Frequent pattern discovery for integrated omics data
5 July 2016
UAntwerp, Campus Middelheim, A.143 - Middelheimlaan 1 - 220 Antwerpen
Kris Laukens & Wim Vanden Berghe
PhD defence Stefan Naulaerts - Faculty of Science
Data mining has been an integral part of the current scientific workflows for several decades. However, several techniques have remained underutilised on real-life applications in which they could be of particular use. One of these cases forms the centerpoint of this doctoral thesis. Here, we focus on frequent itemset mining. This set of techniques allows researchers to rapidly generate large numbers of patterns that correspond to what has proven of high value in many biological scenarios: correlations.

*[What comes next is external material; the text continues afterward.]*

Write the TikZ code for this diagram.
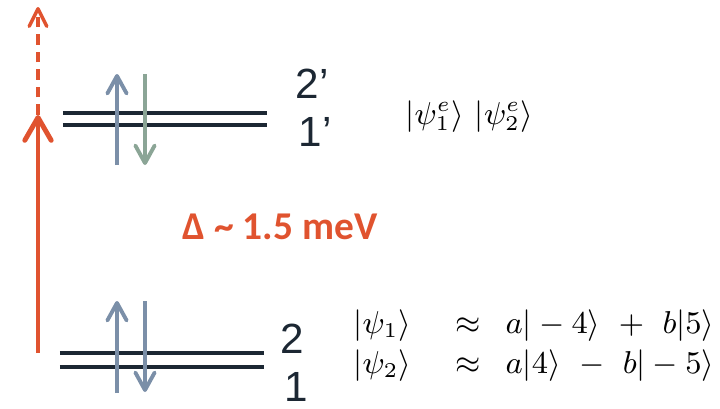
\documentclass[tikz,border=0pt]{standalone}
\usepackage{amsmath}
\usepackage{fontspec}
\usetikzlibrary{arrows.meta}
\newfontfamily\labelfont{Liberation Sans}
\newfontfamily\gapfont{Carlito}
\definecolor{gapred}{HTML}{E0532F}
\definecolor{levelink}{HTML}{1C2733}
\definecolor{spinblue}{HTML}{7B8FA8}
\definecolor{spingreen}{HTML}{8BA596}

\begin{document}
\begin{tikzpicture}[
  x=0.01cm,
  y=-0.01cm,
  level/.style={levelink, line width=1pt},
  levellabel/.style={font=\labelfont\fontsize{12}{14}\selectfont, levelink, inner sep=0pt},
  spinup/.style={spinblue, line width=1.1pt,
                 -{Straight Barb[length=5pt, width=5.5pt, round]}},
  spindown/.style={spinblue, line width=1.1pt,
                   -{Straight Barb[length=5pt, width=5.5pt, round]}},
  excite/.style={gapred, line width=1.4pt,
                 -{Straight Barb[length=6.5pt, width=7.5pt, round]}},
  exciteon/.style={gapred, line width=1pt, dash pattern=on 3pt off 2pt,
                   -{Straight Barb[length=5pt, width=5pt, round]}},
  ketrow/.style={font=\fontsize{9.2}{11.4}\selectfont, inner sep=0pt, anchor=west}
]
  \useasboundingbox (0,0) rectangle (720,408);

  %% ---- levels 1, 2 and 1', 2' ---------------------------------------------
  \coordinate (lowtwoL) at (60,353);   \coordinate (lowtwoR) at (264,353);
  \coordinate (lowoneL) at (60,367);   \coordinate (lowoneR) at (264,367);
  \coordinate (uptwoL) at (63,113);    \coordinate (uptwoR) at (267,113);
  \coordinate (uponeL) at (63,125);    \coordinate (uponeR) at (267,125);
  \draw[level] (lowtwoL) -- (lowtwoR);
  \draw[level] (lowoneL) -- (lowoneR);
  \draw[level] (uptwoL) -- (uptwoR);
  \draw[level] (uponeL) -- (uponeR);

  \node[levellabel] (lvltwo) at (292,339) {2};
  \node[levellabel] (lvlone) at (296,387) {1};
  \node[levellabel] (lvltwop) at (312,84) {2’};
  \node[levellabel] (lvlonep) at (315,132) {1’};

  %% ---- spins ---------------------------------------------------------------
  \coordinate (lowupA) at (117,393);  \coordinate (lowupB) at (117,301);
  \coordinate (lowdnA) at (145,301);  \coordinate (lowdnB) at (145,392);
  \coordinate (hiupA) at (117,165);   \coordinate (hiupB) at (117,74);
  \coordinate (hidnA) at (145,74);    \coordinate (hidnB) at (145,165);
  \draw[spinup] (lowupA) -- (lowupB);
  \draw[spindown] (lowdnA) -- (lowdnB);
  \draw[spinup] (hiupA) -- (hiupB);
  \draw[spindown, spingreen] (hidnA) -- (hidnB);

  %% ---- excitation across the gap -------------------------------------------
  \coordinate (gapfoot) at (38,353);
  \coordinate (gaptop) at (38,115);
  \coordinate (gapbeyond) at (38,7);
  \draw[excite] (gapfoot) -- (gaptop);
  \draw[exciteon] (gaptop) -- (gapbeyond);
  \node[font=\gapfont\bfseries\fontsize{11.2}{13}\selectfont, gapred, inner sep=0pt]
    (gap) at (280,227) {Δ \textasciitilde{} 1.5 meV};

  %% ---- states --------------------------------------------------------------
  \node[ketrow] (ketsup) at (405,117)
    {$|\psi_1^e\rangle\ |\psi_2^e\rangle$};
  \node[ketrow] (ketone) at (353,326)
    {$|\psi_1\rangle\hspace{10pt}\approx\hspace{4.5pt}a|-4\rangle\ +\ b|5\rangle$};
  \node[ketrow] (kettwo) at (353,366)
    {$|\psi_2\rangle\hspace{10pt}\approx\hspace{4.5pt}a|4\rangle\ -\ b|-5\rangle$};
\end{tikzpicture}
\end{document}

Moreover, frequent itemset mining is independent of the 'omics' level to which it is applied and these levels can be combined into one analysis to identify cross-omics patterns.
As such, we first explored how frequent itemsets could be applied to biological datasets, how they could be interpreted in relation to existing evidence that is traditionally used (ontologies, interaction networks) in correlation analysis and how they can be made interpretable with visualizations intuitive to life scientists. Next, we applied frequent itemset mining to draft lists of co-occuring biological elements in an unprecedented meta-analysis. We took the step to using frequent itemsets in the well-studied challenges of cancer bioinformatics and were succesful in demonstrating cancer subtypes and linking these to patient survival. Finally, we were able to use these techniques for drug compound characterization.